OBJECTIVE: Print the listing from its top line through the line containing "const AXIS_TICKS = [0, 0.25, 0.5, 0.75, 1];", nothing more, and leave out the pictures.

>> start

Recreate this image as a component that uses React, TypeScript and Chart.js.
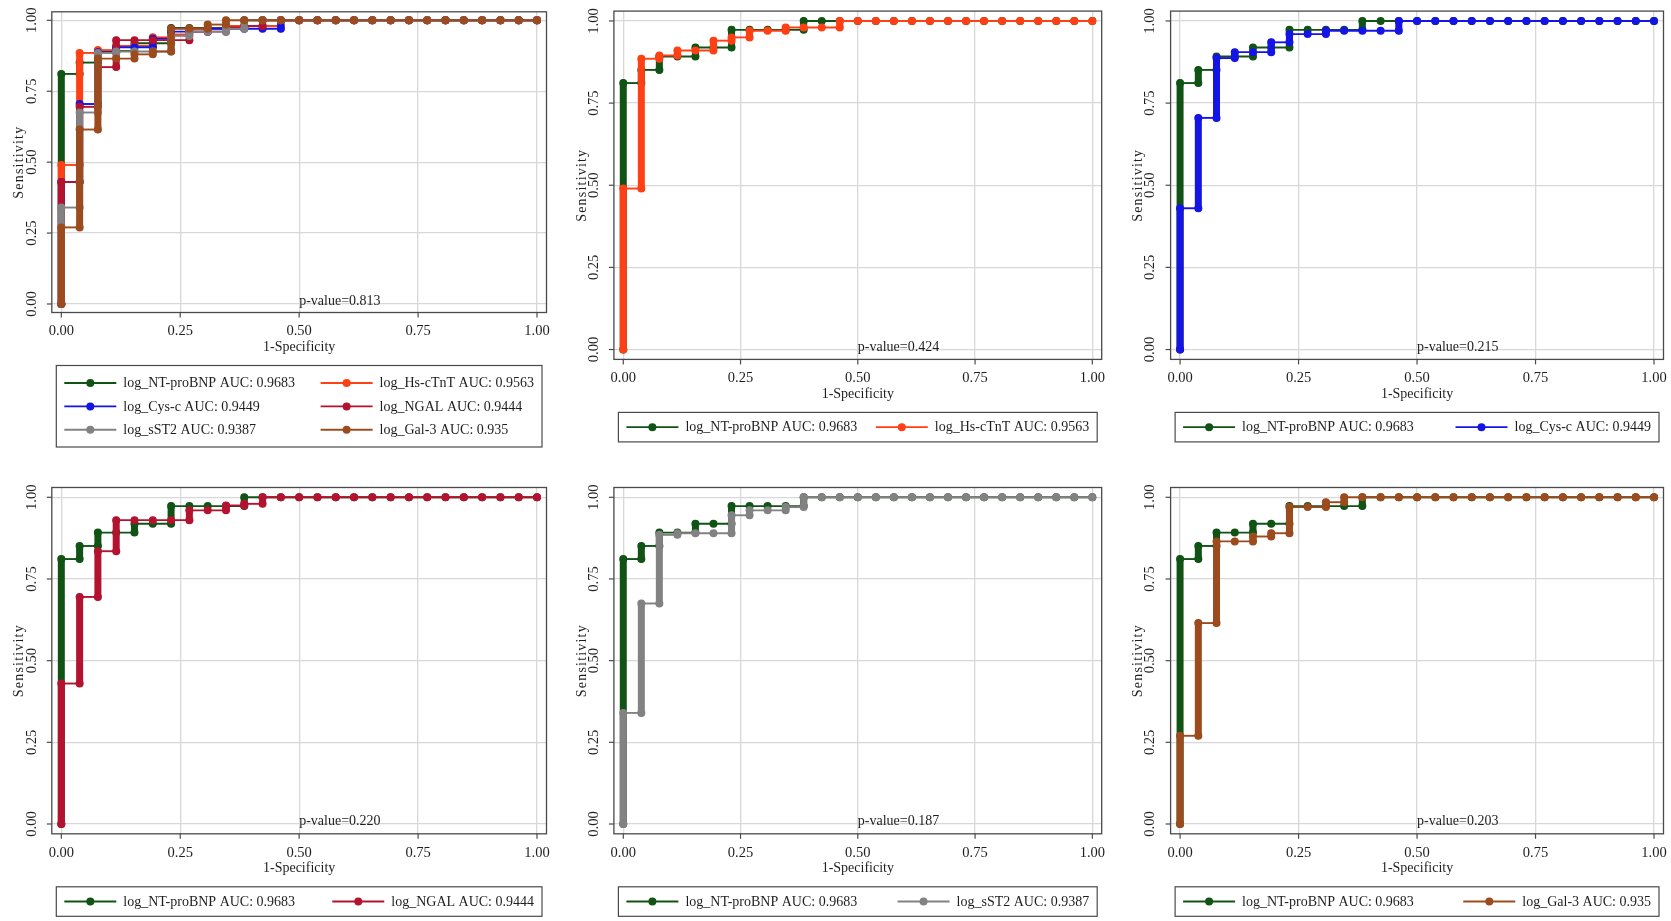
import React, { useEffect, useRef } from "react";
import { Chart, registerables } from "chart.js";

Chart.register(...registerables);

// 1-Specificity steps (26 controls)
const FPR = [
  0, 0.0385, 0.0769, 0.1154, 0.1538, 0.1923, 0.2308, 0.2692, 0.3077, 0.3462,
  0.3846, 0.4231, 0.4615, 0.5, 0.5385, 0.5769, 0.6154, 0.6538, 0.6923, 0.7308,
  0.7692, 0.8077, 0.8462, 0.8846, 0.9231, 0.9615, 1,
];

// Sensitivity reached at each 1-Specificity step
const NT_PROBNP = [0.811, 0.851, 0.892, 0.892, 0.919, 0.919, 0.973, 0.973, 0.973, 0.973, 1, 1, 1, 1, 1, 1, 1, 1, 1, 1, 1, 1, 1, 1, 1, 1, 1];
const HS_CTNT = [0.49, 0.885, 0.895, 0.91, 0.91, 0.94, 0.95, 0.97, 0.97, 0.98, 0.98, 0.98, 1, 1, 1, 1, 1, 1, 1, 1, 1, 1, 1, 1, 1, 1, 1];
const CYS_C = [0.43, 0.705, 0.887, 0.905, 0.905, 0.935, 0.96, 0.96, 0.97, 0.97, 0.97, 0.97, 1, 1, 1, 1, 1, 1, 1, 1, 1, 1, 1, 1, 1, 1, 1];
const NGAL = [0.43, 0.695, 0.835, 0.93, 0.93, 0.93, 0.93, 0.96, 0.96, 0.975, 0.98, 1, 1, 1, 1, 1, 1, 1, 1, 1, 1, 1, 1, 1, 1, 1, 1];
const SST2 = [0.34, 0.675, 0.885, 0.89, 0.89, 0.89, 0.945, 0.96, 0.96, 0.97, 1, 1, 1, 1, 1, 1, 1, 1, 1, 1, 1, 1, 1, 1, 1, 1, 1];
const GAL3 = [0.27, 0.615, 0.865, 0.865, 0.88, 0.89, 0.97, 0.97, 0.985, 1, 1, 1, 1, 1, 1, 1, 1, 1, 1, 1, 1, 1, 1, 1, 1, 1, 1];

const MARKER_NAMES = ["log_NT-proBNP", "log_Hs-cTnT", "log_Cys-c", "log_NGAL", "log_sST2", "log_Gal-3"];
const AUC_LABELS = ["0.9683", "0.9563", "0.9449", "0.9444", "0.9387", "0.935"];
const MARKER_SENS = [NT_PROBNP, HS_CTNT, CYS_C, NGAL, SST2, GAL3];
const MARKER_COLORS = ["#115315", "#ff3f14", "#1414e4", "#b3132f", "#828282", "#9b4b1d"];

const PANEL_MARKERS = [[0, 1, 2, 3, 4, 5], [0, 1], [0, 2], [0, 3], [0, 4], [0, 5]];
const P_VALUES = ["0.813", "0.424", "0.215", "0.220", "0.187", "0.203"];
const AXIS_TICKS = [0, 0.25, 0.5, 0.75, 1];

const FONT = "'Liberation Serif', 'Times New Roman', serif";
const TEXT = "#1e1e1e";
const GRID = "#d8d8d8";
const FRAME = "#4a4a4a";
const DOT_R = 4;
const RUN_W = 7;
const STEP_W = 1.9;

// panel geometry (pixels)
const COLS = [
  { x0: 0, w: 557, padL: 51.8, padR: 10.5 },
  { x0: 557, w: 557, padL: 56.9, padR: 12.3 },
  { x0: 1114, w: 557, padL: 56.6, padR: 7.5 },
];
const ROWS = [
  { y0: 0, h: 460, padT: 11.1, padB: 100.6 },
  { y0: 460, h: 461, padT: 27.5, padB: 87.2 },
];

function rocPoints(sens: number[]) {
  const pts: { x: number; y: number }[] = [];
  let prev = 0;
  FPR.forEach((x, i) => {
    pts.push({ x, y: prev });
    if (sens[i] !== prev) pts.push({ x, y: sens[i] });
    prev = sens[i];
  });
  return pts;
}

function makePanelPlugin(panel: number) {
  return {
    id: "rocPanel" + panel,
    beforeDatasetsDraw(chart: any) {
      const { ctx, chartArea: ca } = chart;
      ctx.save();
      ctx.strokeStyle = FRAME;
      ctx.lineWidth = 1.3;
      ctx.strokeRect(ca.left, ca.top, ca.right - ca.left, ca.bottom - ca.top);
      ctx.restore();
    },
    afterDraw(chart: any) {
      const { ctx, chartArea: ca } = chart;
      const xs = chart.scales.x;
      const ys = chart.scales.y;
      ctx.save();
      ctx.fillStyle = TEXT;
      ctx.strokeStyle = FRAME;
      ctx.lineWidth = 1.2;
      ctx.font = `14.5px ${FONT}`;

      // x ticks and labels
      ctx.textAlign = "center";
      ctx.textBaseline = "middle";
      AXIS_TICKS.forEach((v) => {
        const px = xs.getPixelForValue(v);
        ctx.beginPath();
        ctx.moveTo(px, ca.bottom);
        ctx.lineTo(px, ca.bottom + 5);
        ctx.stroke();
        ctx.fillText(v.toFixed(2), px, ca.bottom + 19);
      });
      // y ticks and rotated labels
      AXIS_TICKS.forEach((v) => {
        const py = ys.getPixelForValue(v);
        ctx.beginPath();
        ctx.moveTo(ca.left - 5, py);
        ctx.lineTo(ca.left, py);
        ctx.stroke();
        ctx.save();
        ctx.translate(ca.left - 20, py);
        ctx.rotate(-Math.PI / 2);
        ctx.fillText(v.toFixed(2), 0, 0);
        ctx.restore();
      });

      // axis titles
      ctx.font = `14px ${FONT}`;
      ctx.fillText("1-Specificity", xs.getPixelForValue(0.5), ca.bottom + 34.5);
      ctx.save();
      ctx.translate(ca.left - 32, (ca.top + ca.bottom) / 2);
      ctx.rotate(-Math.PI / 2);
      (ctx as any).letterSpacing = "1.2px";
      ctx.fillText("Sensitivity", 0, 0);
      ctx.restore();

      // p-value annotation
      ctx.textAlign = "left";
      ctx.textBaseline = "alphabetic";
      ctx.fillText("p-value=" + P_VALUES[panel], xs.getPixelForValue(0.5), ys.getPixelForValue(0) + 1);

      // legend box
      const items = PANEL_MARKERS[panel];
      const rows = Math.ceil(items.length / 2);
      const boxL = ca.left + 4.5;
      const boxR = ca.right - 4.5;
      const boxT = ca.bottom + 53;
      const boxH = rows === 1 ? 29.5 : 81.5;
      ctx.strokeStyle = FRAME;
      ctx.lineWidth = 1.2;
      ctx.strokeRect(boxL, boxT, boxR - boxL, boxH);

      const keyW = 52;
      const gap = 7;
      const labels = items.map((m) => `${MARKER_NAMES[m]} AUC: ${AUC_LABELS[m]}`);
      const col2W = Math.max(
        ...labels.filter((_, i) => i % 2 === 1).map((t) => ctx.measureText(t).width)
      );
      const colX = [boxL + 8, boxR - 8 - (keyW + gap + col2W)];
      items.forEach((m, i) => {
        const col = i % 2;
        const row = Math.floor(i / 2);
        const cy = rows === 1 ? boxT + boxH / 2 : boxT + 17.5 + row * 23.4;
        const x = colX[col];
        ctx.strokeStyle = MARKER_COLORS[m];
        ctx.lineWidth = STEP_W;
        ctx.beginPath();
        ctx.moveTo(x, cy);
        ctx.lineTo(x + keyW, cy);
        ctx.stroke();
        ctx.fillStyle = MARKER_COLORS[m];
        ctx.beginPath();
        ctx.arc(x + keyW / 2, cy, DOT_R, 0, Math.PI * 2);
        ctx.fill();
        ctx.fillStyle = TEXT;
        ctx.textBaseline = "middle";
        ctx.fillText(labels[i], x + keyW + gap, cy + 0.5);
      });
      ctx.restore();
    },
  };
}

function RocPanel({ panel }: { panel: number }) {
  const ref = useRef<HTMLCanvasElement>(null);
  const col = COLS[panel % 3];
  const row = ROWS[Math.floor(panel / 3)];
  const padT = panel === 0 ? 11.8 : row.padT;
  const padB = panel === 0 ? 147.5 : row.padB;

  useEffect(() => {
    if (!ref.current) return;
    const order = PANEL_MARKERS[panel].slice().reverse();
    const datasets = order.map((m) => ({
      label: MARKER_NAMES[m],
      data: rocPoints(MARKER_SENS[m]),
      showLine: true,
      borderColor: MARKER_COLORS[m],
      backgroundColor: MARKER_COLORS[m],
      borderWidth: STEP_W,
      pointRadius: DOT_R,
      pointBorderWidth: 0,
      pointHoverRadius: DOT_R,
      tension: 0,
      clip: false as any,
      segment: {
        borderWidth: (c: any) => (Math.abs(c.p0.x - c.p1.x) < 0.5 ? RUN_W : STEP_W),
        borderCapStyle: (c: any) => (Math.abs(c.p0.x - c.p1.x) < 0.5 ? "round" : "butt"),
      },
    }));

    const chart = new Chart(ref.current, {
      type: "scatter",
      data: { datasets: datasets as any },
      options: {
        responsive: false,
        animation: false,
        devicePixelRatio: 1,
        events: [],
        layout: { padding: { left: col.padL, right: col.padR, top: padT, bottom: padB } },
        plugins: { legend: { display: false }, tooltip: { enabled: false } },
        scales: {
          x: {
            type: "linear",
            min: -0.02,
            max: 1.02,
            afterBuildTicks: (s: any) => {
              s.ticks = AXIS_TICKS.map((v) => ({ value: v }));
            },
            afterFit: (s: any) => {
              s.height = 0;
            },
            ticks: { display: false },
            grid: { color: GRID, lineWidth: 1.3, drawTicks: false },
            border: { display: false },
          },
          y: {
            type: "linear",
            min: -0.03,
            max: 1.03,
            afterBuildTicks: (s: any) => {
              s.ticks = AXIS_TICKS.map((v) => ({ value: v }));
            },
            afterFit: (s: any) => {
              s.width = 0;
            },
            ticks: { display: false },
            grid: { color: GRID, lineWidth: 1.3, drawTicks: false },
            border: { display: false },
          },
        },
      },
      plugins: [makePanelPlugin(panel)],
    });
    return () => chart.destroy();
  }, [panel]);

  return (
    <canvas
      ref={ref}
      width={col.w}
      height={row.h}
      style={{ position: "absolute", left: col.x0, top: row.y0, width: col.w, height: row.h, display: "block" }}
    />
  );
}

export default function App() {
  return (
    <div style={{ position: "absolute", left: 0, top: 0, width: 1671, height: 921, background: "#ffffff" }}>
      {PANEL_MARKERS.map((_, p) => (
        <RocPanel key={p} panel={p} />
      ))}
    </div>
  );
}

>> end

SOLUTION FOR THIS TASK:
Recreate this image as a component that uses React, TypeScript and Chart.js.
import React, { useEffect, useRef } from "react";
import { Chart, registerables } from "chart.js";

Chart.register(...registerables);

// 1-Specificity steps (26 controls)
const FPR = [
  0, 0.0385, 0.0769, 0.1154, 0.1538, 0.1923, 0.2308, 0.2692, 0.3077, 0.3462,
  0.3846, 0.4231, 0.4615, 0.5, 0.5385, 0.5769, 0.6154, 0.6538, 0.6923, 0.7308,
  0.7692, 0.8077, 0.8462, 0.8846, 0.9231, 0.9615, 1,
];

// Sensitivity reached at each 1-Specificity step
const NT_PROBNP = [0.811, 0.851, 0.892, 0.892, 0.919, 0.919, 0.973, 0.973, 0.973, 0.973, 1, 1, 1, 1, 1, 1, 1, 1, 1, 1, 1, 1, 1, 1, 1, 1, 1];
const HS_CTNT = [0.49, 0.885, 0.895, 0.91, 0.91, 0.94, 0.95, 0.97, 0.97, 0.98, 0.98, 0.98, 1, 1, 1, 1, 1, 1, 1, 1, 1, 1, 1, 1, 1, 1, 1];
const CYS_C = [0.43, 0.705, 0.887, 0.905, 0.905, 0.935, 0.96, 0.96, 0.97, 0.97, 0.97, 0.97, 1, 1, 1, 1, 1, 1, 1, 1, 1, 1, 1, 1, 1, 1, 1];
const NGAL = [0.43, 0.695, 0.835, 0.93, 0.93, 0.93, 0.93, 0.96, 0.96, 0.975, 0.98, 1, 1, 1, 1, 1, 1, 1, 1, 1, 1, 1, 1, 1, 1, 1, 1];
const SST2 = [0.34, 0.675, 0.885, 0.89, 0.89, 0.89, 0.945, 0.96, 0.96, 0.97, 1, 1, 1, 1, 1, 1, 1, 1, 1, 1, 1, 1, 1, 1, 1, 1, 1];
const GAL3 = [0.27, 0.615, 0.865, 0.865, 0.88, 0.89, 0.97, 0.97, 0.985, 1, 1, 1, 1, 1, 1, 1, 1, 1, 1, 1, 1, 1, 1, 1, 1, 1, 1];

const MARKER_NAMES = ["log_NT-proBNP", "log_Hs-cTnT", "log_Cys-c", "log_NGAL", "log_sST2", "log_Gal-3"];
const AUC_LABELS = ["0.9683", "0.9563", "0.9449", "0.9444", "0.9387", "0.935"];
const MARKER_SENS = [NT_PROBNP, HS_CTNT, CYS_C, NGAL, SST2, GAL3];
const MARKER_COLORS = ["#115315", "#ff3f14", "#1414e4", "#b3132f", "#828282", "#9b4b1d"];

const PANEL_MARKERS = [[0, 1, 2, 3, 4, 5], [0, 1], [0, 2], [0, 3], [0, 4], [0, 5]];
const P_VALUES = ["0.813", "0.424", "0.215", "0.220", "0.187", "0.203"];
const AXIS_TICKS = [0, 0.25, 0.5, 0.75, 1];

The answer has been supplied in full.